I don't think API implementations will make that much difference since they will be highy optimized on both systems anyways.
They could both be going for customization; people forget that the only reason XBO turned out the way it did was because Microsoft didn't even design the thing with gaming as the primary focus. And that showed in the ambition and the end product. It's why they pushed Kinect. It's why they pushed for 8GB DDR3 very, very early. It's why they had HDMI-In and talked about Halo TV series (which btw is still in limbo xD), TV TV TV etc.
But that is not the same Xbox division this time around. It should be pretty evident they are designing a gaming-first system in XSX and the fact they are already working very closely with AMD on things like ray-tracing is strong proof of such. It's not like going for gaming-specific customization is a Sony-exclusive thing; other companies past and present such as Nintendo, SEGA, SNK, NEC etc. have done this, as has Microsoft. I mean the 360 wasn't terribly long ago in terms of console gaming as a whole.
Navi2x is designed for a suite of products, from PCs to game consoles etc.
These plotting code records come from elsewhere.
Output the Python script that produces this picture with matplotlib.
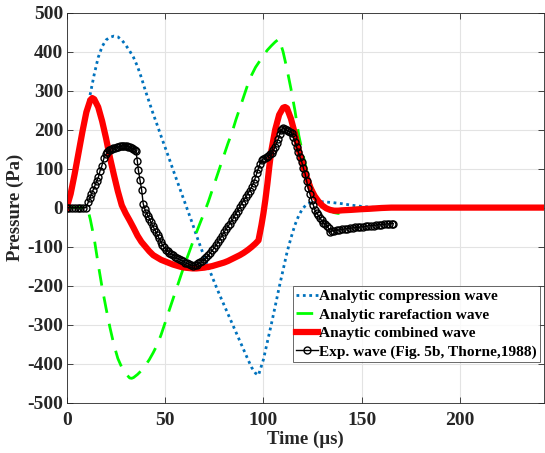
import matplotlib
matplotlib.use("Agg")
import matplotlib.pyplot as plt

# ---- data ----
t_comp = [0, 2, 4, 6, 8, 10, 12, 14, 16, 18, 20, 22, 24, 26, 28, 30, 32, 34, 36, 38,
          40, 42, 44, 46, 48, 50, 52, 54, 56, 58, 60, 62, 64, 66, 68, 70, 72, 74, 76, 78,
          80, 82, 84, 86, 88, 90, 92, 94, 96, 97.5, 100, 102, 104, 106, 108, 110, 112, 114,
          116, 118, 120, 122, 124, 126, 130, 135, 140, 145, 150, 155, 160, 242]
p_comp = [0, 45, 90, 135, 200, 250, 292, 342, 385, 413, 430, 437, 440, 438, 430, 417, 402, 385, 362, 333,
          300, 270, 240, 212, 183, 155, 127, 98, 70, 42, 14, -14, -42, -72, -100, -127, -153, -178, -203, -227,
          -250, -273, -296, -319, -342, -365, -388, -410, -425, -430, -390, -345, -300, -253, -205, -160, -115, -78,
          -45, -20, -2, 8, 13, 15, 15, 13, 10, 6, 3, 1, 0, 0]

t_rare = [0, 10.5, 12, 14, 16, 18, 20, 22, 24, 26, 28, 30, 32, 33, 34, 36, 38, 40, 42, 44,
          46, 48, 50, 52, 54, 56, 58, 60, 62, 64, 66, 68, 70, 72, 74, 76, 78, 80, 82, 84,
          86, 88, 90, 92, 94, 96, 98, 100, 102, 104, 106, 108, 110, 112, 114, 116, 118, 120,
          122, 124, 126, 128, 130, 132, 134, 136, 138, 140, 142, 144, 146, 150, 242]
p_rare = [0, 0, -30, -80, -145, -205, -258, -308, -352, -387, -410, -426, -437, -438, -436, -428, -418, -405, -390, -372,
          -352, -326, -296, -265, -235, -205, -175, -145, -118, -90, -63, -37, -12, 15, 45, 75, 105, 135, 165, 192,
          225, 255, 285, 315, 340, 360, 375, 390, 404, 415, 425, 433, 400, 355, 305, 250, 185, 138,
          95, 60, 35, 20, 8, 0, -8, -13, -15, -14, -10, -5, -2, 0, 0]

t_comb = [0, 2, 4, 6, 8, 10, 12, 13, 14, 16, 18, 20, 22, 24, 26, 28, 30, 32, 34, 36,
          38, 40, 42, 44, 46, 48, 50, 52, 54, 56, 58, 60, 62, 64, 66, 68, 70, 72, 74, 76,
          78, 80, 82, 84, 86, 88, 90, 92, 94, 96, 97.5, 99, 100, 101, 102, 103, 104, 106, 108,
          110, 111, 112, 114, 116, 118, 120, 122, 124, 126, 128, 130, 132, 134, 136, 138, 140,
          144, 150, 154, 160, 165, 242]
p_comb = [0, 35, 85, 140, 195, 245, 276, 281, 278, 258, 222, 178, 128, 84, 42, 6, -15, -33, -52, -72,
          -88, -100, -112, -122, -128, -134, -138, -142, -146, -149, -152, -154, -155, -156, -156, -155, -154, -152, -150, -147,
          -144, -141, -137, -132, -127, -122, -116, -109, -101, -92, -84, -45, -15, 20, 60, 105, 145, 200, 238,
          256, 258, 255, 228, 190, 147, 110, 78, 50, 30, 16, 5, -2, -6, -8, -8, -7,
          -6, -4, -3, -1, 0, 0]

t_exp = [0, 1.4, 2.8, 4.2, 5.6, 7, 8.4, 9.8, 11, 11.8, 12.6, 13.5, 14.4, 15.3, 16.1, 17, 17.8, 19, 20,
         20.7, 21.4, 22, 22.9, 23.7, 24.6, 25.4, 26.3, 27.1, 28, 28.8, 29.7, 30.5, 31.3, 32.2, 33, 33.9,
         34.6, 35.2, 35.9, 36.4, 37.3, 38.1, 38.9, 39.6, 40.5, 41.3, 42, 42.9, 43.7, 44.6, 45.4, 46.2,
         47, 47.8, 48.6, 49.5, 50.4, 51.3, 52.2, 53.1, 54, 55, 56, 57, 58, 59, 60, 61, 62, 63, 64, 65,
         66, 67, 68, 69, 70, 71, 72, 73, 74, 75, 76, 77, 78, 79, 80, 81, 82, 83, 84, 85, 86, 87, 88, 89,
         90, 91, 92, 93, 94, 95, 95.7, 96.6, 97.4, 98.2, 99.1, 100, 100.9, 101.7, 102.5, 103.4, 104.2,
         105, 105.9, 106.7, 107.6, 108.2, 108.8, 109.5, 110.1, 111, 111.8, 112.6, 113.5, 114.4, 115.2,
         116.1, 116.9, 117.7, 118.6, 119.5, 120.3, 121.2, 122, 122.8, 123.7, 124.6, 125.4, 126.2, 127,
         127.9, 128.7, 129.6, 130.5, 131.3, 132.2, 133.1, 134, 135, 136, 137.3, 138.6, 140, 141.3, 142.6,
         144, 145.3, 146.6, 148, 149.3, 150.6, 152, 153.3, 154.6, 156, 157.3, 158.6, 160, 161.3, 162.6,
         164, 165.3, 166]
p_exp = [0, 0, 0, 0, 0, 0, 0, 0, 14, 24, 36, 46, 57, 68, 78, 95, 106, 128, 137,
         143, 147, 149, 151, 153, 154, 155, 156, 157, 158, 158, 158, 157, 156, 155, 153, 151,
         148, 145, 120, 97, 70, 45, 10, -3, -13, -22, -28, -38, -47, -55, -63, -71,
         -79, -87, -95, -102, -108, -112, -116, -119, -122, -126, -129, -132, -135, -138, -141, -143, -145, -147, -149, -148,
         -146, -143, -140, -136, -132, -127, -122, -116, -110, -103, -96, -88, -80, -72, -63, -55, -48, -41, -33, -25, -16, -8, 2, 10,
         18, 26, 35, 43, 53, 64, 74, 88, 100, 112, 121, 125, 128, 130, 133, 137, 140,
         147, 155, 165, 177, 188, 198, 201, 203, 201, 198, 197, 195, 192, 180,
         168, 155, 143, 130, 117, 102, 87, 68, 49, 34, 19, 6, -7, -14,
         -20, -27, -33, -39, -43, -47, -53, -62, -60, -59, -58, -57, -56, -55, -54,
         -53, -52, -51, -51, -50, -49, -48, -47, -46, -46, -45, -44, -44, -43, -42,
         -42, -41, -41]

labels = ["Analytic compression wave", "Analytic rarefaction wave",
          "Anaytic combined wave", "Exp. wave (Fig. 5b, Thorne,1988)"]
xticks = [0, 50, 100, 150, 200]
yticks = list(range(-500, 501, 100))

plt.rcParams['font.family'] = ['Liberation Serif', 'DejaVu Serif']
plt.rcParams['font.weight'] = 'bold'
plt.rcParams['axes.unicode_minus'] = False

fig = plt.figure(figsize=(5.45, 4.53), dpi=100)
ax = fig.add_axes([66.7/545, 1-402.5/453, (543.5-66.7)/545, (402.5-12.7)/453])

ax.plot(t_comp, p_comp, linestyle=(0, (1, 1.3)), color='#0072BD', lw=2.0, label=labels[0])
ax.plot(t_rare, p_rare, linestyle=(0, (6, 4)), color='#00FF00', lw=2.0, label=labels[1])
ax.plot(t_comb, p_comb, '-', color='#FF0000', lw=4.5, label=labels[2], solid_joinstyle='round')
ax.plot(t_exp, p_exp, '-', color='black', lw=1.0, marker='o', ms=5, mfc='none',
        mec='black', mew=1.0, label=labels[3])

ax.set_xlim(0, 242.4)
ax.set_ylim(-500, 500)
ax.set_xticks(xticks)
ax.set_yticks(yticks)
ax.grid(True, color='#e3e3e3', lw=0.8)
ax.set_axisbelow(True)
ax.tick_params(direction='in', top=True, right=True, length=4, width=0.6,
               colors='#262626', labelsize=14)
ax.tick_params(axis='y', pad=2.5)
ax.tick_params(axis='x', pad=7)
for lab in ax.get_xticklabels() + ax.get_yticklabels():
    lab.set_fontweight('bold')
for s in ax.spines.values():
    s.set_color('#262626')
    s.set_linewidth(0.6)

ax.set_xlabel('Time (µs)', fontsize=13.5, fontweight='bold', color='#262626', labelpad=1)
ax.set_ylabel('Pressure (Pa)', fontsize=13.5, fontweight='bold', color='#262626')
ax.yaxis.set_label_coords(-0.09, 0.5)

leg = ax.legend(loc='lower right', bbox_to_anchor=(0.9927, 0.1046),
                prop={'weight': 'bold', 'size': 11.1}, frameon=True, fancybox=False,
                edgecolor='#262626', handlelength=1.4, handletextpad=0.1,
                borderpad=0.2, labelspacing=0.3, borderaxespad=0.0)
leg.get_frame().set_linewidth(0.6)

fig.savefig('out.png', dpi=100)
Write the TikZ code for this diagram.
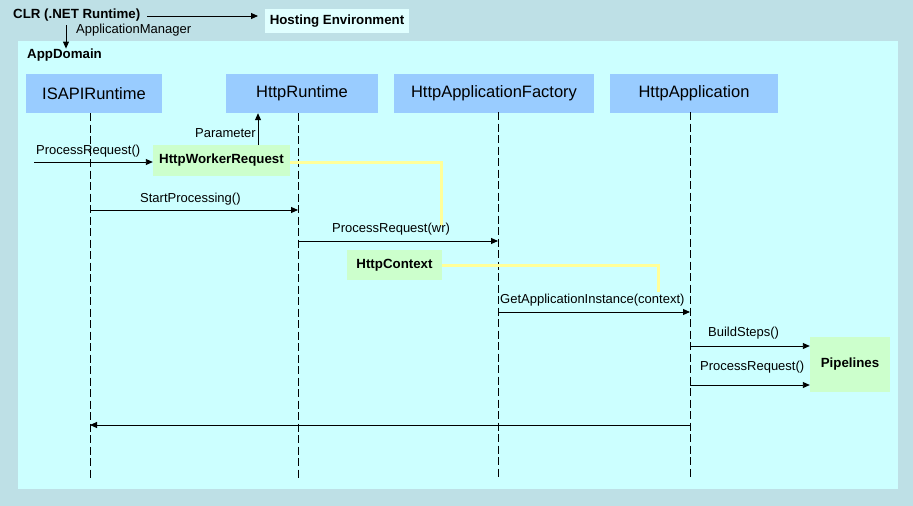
\documentclass[tikz,border=0pt]{standalone}
\usepackage{fontspec}
\setmainfont{Liberation Sans}
\usetikzlibrary{arrows.meta}
\definecolor{outerbg}{RGB}{190,224,230}
\definecolor{innerbg}{RGB}{204,255,255}
\definecolor{hdrfill}{RGB}{153,204,255}
\definecolor{greenfill}{RGB}{204,255,204}
\definecolor{hostfill}{RGB}{224,255,255}
\definecolor{yel}{RGB}{255,255,153}
\begin{document}
\begin{tikzpicture}[x=1pt,y=-1pt,
  hdr/.style={fill=hdrfill, inner sep=0pt, font=\fontsize{16.5}{18}\selectfont},
  gbox/.style={fill=greenfill, inner sep=0pt, font=\fontsize{13.3}{15}\selectfont\bfseries},
  lbl/.style={inner sep=0pt, anchor=west, font=\fontsize{13}{15}\selectfont},
  blbl/.style={inner sep=0pt, anchor=west, font=\fontsize{13.3}{15}\selectfont\bfseries},
  life/.style={black, line width=0.8pt, dash pattern=on 8pt off 3.5pt},
  msg/.style={black, line width=0.9pt, -{Triangle[length=7pt,width=6pt]}},
  yline/.style={yel, line width=3pt}]
\useasboundingbox (0,0) rectangle (913,506);
\fill[outerbg] (0,0) rectangle (913,506);
\fill[innerbg] (18,41) rectangle (898,489);

% top
\node[blbl] (clr) at (13,15) {CLR (.NET Runtime)};
\node[fill=hostfill, inner sep=0pt, minimum width=144, minimum height=24,
      font=\fontsize{13.3}{15}\selectfont\bfseries] (host) at (337,21) {Hosting Environment};
\coordinate (clrout) at (147,16);
\coordinate (hostin) at (258,16);
\draw[msg] (clrout) -- (hostin);
\node[blbl] (appdom) at (27,55) {AppDomain};
\coordinate (amtop) at (66,25);
\draw[msg] (amtop) -- (appdom.north -| amtop);
\node[lbl] (amlbl) at (76,30) {ApplicationManager};

% headers
\node[hdr, minimum width=136, minimum height=39] (isapi) at (94,93.5) {ISAPIRuntime};
\node[hdr, minimum width=152, minimum height=39] (hrt) at (302,93.5) {HttpRuntime};
\node[hdr, minimum width=200, minimum height=39] (fac) at (494,93) {HttpApplicationFactory};
\node[hdr, minimum width=168, minimum height=39] (app) at (694,93) {HttpApplication};

% lifelines
\coordinate (l1t) at (90,113);   \coordinate (l1b) at (90,479);
\coordinate (l2t) at (298,113);  \coordinate (l2b) at (298,479);
\coordinate (l3t) at (498,112);  \coordinate (l3b) at (498,479);
\coordinate (l4t) at (690,112);  \coordinate (l4b) at (690,479);
\draw[life] (l1t) -- (l1b);
\draw[life] (l2t) -- (l2b);
\draw[life] (l3t) -- (l3b);
\draw[life] (l4t) -- (l4b);

% HttpWorkerRequest
\node[gbox, minimum width=137, minimum height=31] (hwr) at (221.5,160.5) {HttpWorkerRequest};
\coordinate (pr0) at (34,162);
\draw[msg] (pr0) -- (hwr.west |- pr0);
\node[lbl] (prlbl) at (36,151) {ProcessRequest()};
\coordinate (parb) at (258,145);
\draw[msg] (parb) -- (parb |- hrt.south);
\node[lbl, anchor=east] (parlbl) at (256,133) {Parameter};

% yellow from HttpWorkerRequest
\coordinate (y1c) at (441,162);
\coordinate (y1e) at (441,226);
\draw[yline] (hwr.east |- y1c) -- (y1c) -- (y1e);

% StartProcessing
\coordinate (sp1) at (90,210); \coordinate (sp2) at (298,210);
\draw[msg] (sp1) -- (sp2);
\node[lbl] (splbl) at (140,199) {StartProcessing()};

% ProcessRequest(wr)
\coordinate (pw1) at (298,241); \coordinate (pw2) at (498,241);
\draw[msg] (pw1) -- (pw2);
\node[lbl] (pwlbl) at (332,229) {ProcessRequest(wr)};

% HttpContext
\node[gbox, minimum width=95, minimum height=30] (ctx) at (394.5,265) {HttpContext};
\coordinate (y2c) at (658,265);
\coordinate (y2e) at (658,292);
\draw[yline] (ctx.east) -- (y2c) -- (y2e);

% GetApplicationInstance
\coordinate (ga1) at (498,312); \coordinate (ga2) at (690,312);
\draw[msg] (ga1) -- (ga2);
\node[lbl] (galbl) at (500,300) {GetApplicationInstance(context)};

% Pipelines
\node[gbox, minimum width=80, minimum height=55] (pipe) at (850,364.5) {Pipelines};
\coordinate (bs1) at (690,346);
\draw[msg] (bs1) -- (pipe.west |- bs1);
\node[lbl] (bslbl) at (708,333) {BuildSteps()};
\coordinate (pq1) at (690,385);
\draw[msg] (pq1) -- (pipe.west |- pq1);
\node[lbl] (pqlbl) at (700,367) {ProcessRequest()};

% return
\coordinate (rt1) at (690,425); \coordinate (rt2) at (90,425);
\draw[msg] (rt1) -- (rt2);
\end{tikzpicture}
\end{document}
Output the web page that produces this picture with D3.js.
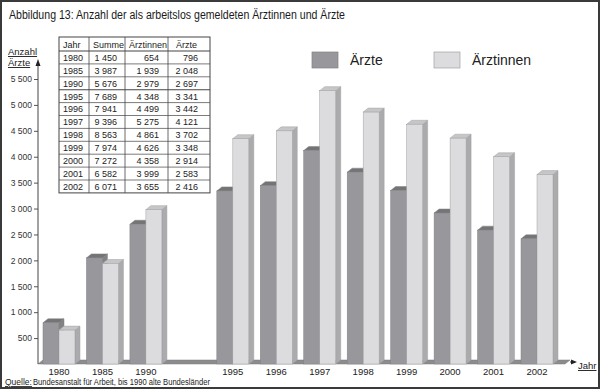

The fact Sony is essentially using AMD architecture and AMD's chief focus on that architecture is not primarily with "just" console gaming, means there's a definite limit to the amount of divergence they can have. What we'll see in PS5 and XSX is the vast majority of similar feature sets, with somewhat different means (via proprietary APIs, low-level utilities etc) to utilize them, since MS holds patents on some implementations and Sony will hold patents on others.
That also means there's nothing stopping Microsoft from cutting out unnecessary features that won't fit into XSX design philosophy, same way Sony can do it for PS5. It's not like the XSX is running Windows 10, anyway; they already have Xbox OS and I'd assume they are further streamlining and optimizing it same as Sony is doing for PS5's OS, API suite etc.